** Begin **
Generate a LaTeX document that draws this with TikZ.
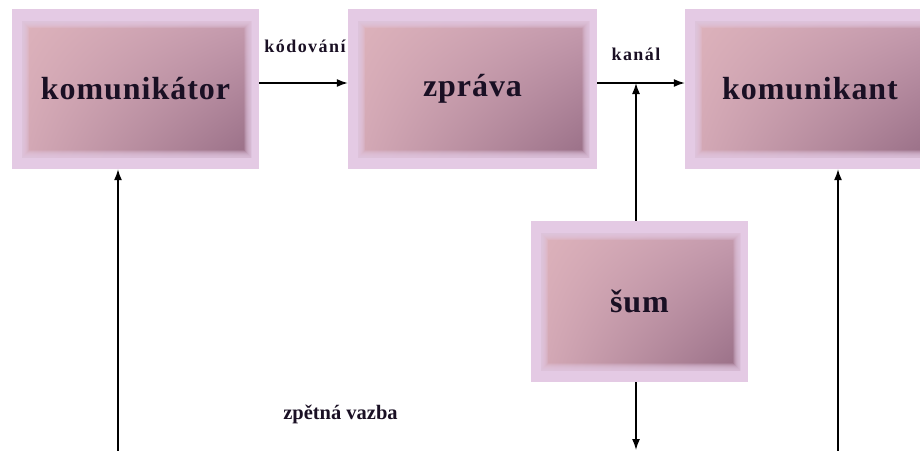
\documentclass[tikz,border=0pt]{standalone}
\usepackage{fontspec}
\setmainfont{Liberation Serif}
\newfontfamily\boxfont[LetterSpace=3]{Liberation Serif}
\newfontfamily\tagfont[LetterSpace=8]{Liberation Serif}
\usetikzlibrary{arrows.meta,shadings}
\definecolor{lav}{HTML}{E4CAE4}
\definecolor{pinkUL}{HTML}{DDB2BB}
\definecolor{pinkUR}{HTML}{C59BAE}
\definecolor{pinkLL}{HTML}{D4A9B6}
\definecolor{pinkLR}{HTML}{986E86}
\definecolor{ink}{HTML}{1A1024}
\tikzset{
  stagebox/.style={
    rectangle, fill=lav, draw=none, inner sep=0pt,
    minimum width=#1, minimum height=160pt,
    font=\boxfont\bfseries\fontsize{32}{36}\selectfont, text=ink,
    path picture={
      % gradient panel inside the lavender frame
      \coordinate (pa) at ([xshift=10pt,yshift=-12pt]path picture bounding box.north west);
      \coordinate (pb) at ([xshift=-8pt,yshift=12pt]path picture bounding box.south east);
      \begin{scope}
        \clip (pa) rectangle (pb);
        \shade[upper left=pinkUL, upper right=pinkUR, lower left=pinkLL, lower right=pinkLR]
          (pa) rectangle (pb);
      \end{scope}
      % feathered rim: stacked translucent strokes on the panel edge
      \foreach \w in {1,2,...,14}{
        \draw[lav, line width=\w pt, opacity=0.13] (pa) rectangle (pb);
      }
    }
  },
  flow/.style={line width=1.4pt, -{Latex[length=11pt,width=8pt]}},
  tag/.style={font=\tagfont\bfseries\fontsize{18}{20}\selectfont, text=ink, inner sep=0pt},
}
\begin{document}
\begin{tikzpicture}[x=1pt,y=-1pt]
\clip (0,0) rectangle (920,450);
\fill[white] (0,0) rectangle (920,450);

% boxes
\node[stagebox=247pt] (kom) at (135.5,89) {komunikátor};
\node[stagebox=249pt] (zpr) at (472.5,89) {zpráva};
\node[stagebox=250pt] (kmt) at (810,89) {komunikant};
\node[stagebox=217pt, minimum height=161pt] (sum) at (639.5,301.5) {šum};

% helper points
\coordinate (ch) at (636,83);
\coordinate (nb) at (636,450);
\coordinate (fl) at (118,455);
\coordinate (fr) at (838,455);

% main chain
\draw[flow] ([yshift=6pt]kom.east) -- ([yshift=6pt]zpr.west);
\draw[flow] ([yshift=6pt]zpr.east) -- ([yshift=6pt]kmt.west);

% noise
\draw[flow] (sum.north -| ch) -- (ch);
\draw[flow] (sum.south -| nb) -- (nb);

% feedback
\draw[flow] (fl) -- (kom.south -| fl);
\draw[flow] (fr) -- (kmt.south -| fr);

% labels
\node[tag] (lk) at (305,46) {kódování};
\node[tag] (lc) at (636,54) {kanál};
\node[font=\bfseries\fontsize{20.5}{23}\selectfont, text=ink, inner sep=0pt] (lz) at (340.5,414) {zpětná vazba};
\end{tikzpicture}
\end{document}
** End **
◆ WORK TO DO:
Go through the listing above and quote it exactly, apart from its images.

◆ ANSWER IN FULL:
Generate a LaTeX document that draws this with TikZ.
\documentclass[tikz,border=0pt]{standalone}
\usepackage{fontspec}
\setmainfont{Liberation Serif}
\newfontfamily\boxfont[LetterSpace=3]{Liberation Serif}
\newfontfamily\tagfont[LetterSpace=8]{Liberation Serif}
\usetikzlibrary{arrows.meta,shadings}
\definecolor{lav}{HTML}{E4CAE4}
\definecolor{pinkUL}{HTML}{DDB2BB}
\definecolor{pinkUR}{HTML}{C59BAE}
\definecolor{pinkLL}{HTML}{D4A9B6}
\definecolor{pinkLR}{HTML}{986E86}
\definecolor{ink}{HTML}{1A1024}
\tikzset{
  stagebox/.style={
    rectangle, fill=lav, draw=none, inner sep=0pt,
    minimum width=#1, minimum height=160pt,
    font=\boxfont\bfseries\fontsize{32}{36}\selectfont, text=ink,
    path picture={
      % gradient panel inside the lavender frame
      \coordinate (pa) at ([xshift=10pt,yshift=-12pt]path picture bounding box.north west);
      \coordinate (pb) at ([xshift=-8pt,yshift=12pt]path picture bounding box.south east);
      \begin{scope}
        \clip (pa) rectangle (pb);
        \shade[upper left=pinkUL, upper right=pinkUR, lower left=pinkLL, lower right=pinkLR]
          (pa) rectangle (pb);
      \end{scope}
      % feathered rim: stacked translucent strokes on the panel edge
      \foreach \w in {1,2,...,14}{
        \draw[lav, line width=\w pt, opacity=0.13] (pa) rectangle (pb);
      }
    }
  },
  flow/.style={line width=1.4pt, -{Latex[length=11pt,width=8pt]}},
  tag/.style={font=\tagfont\bfseries\fontsize{18}{20}\selectfont, text=ink, inner sep=0pt},
}
\begin{document}
\begin{tikzpicture}[x=1pt,y=-1pt]
\clip (0,0) rectangle (920,450);
\fill[white] (0,0) rectangle (920,450);

% boxes
\node[stagebox=247pt] (kom) at (135.5,89) {komunikátor};
\node[stagebox=249pt] (zpr) at (472.5,89) {zpráva};
\node[stagebox=250pt] (kmt) at (810,89) {komunikant};
\node[stagebox=217pt, minimum height=161pt] (sum) at (639.5,301.5) {šum};

% helper points
\coordinate (ch) at (636,83);
\coordinate (nb) at (636,450);
\coordinate (fl) at (118,455);
\coordinate (fr) at (838,455);

% main chain
\draw[flow] ([yshift=6pt]kom.east) -- ([yshift=6pt]zpr.west);
\draw[flow] ([yshift=6pt]zpr.east) -- ([yshift=6pt]kmt.west);

% noise
\draw[flow] (sum.north -| ch) -- (ch);
\draw[flow] (sum.south -| nb) -- (nb);

% feedback
\draw[flow] (fl) -- (kom.south -| fl);
\draw[flow] (fr) -- (kmt.south -| fr);

% labels
\node[tag] (lk) at (305,46) {kódování};
\node[tag] (lc) at (636,54) {kanál};
\node[font=\bfseries\fontsize{20.5}{23}\selectfont, text=ink, inner sep=0pt] (lz) at (340.5,414) {zpětná vazba};
\end{tikzpicture}
\end{document}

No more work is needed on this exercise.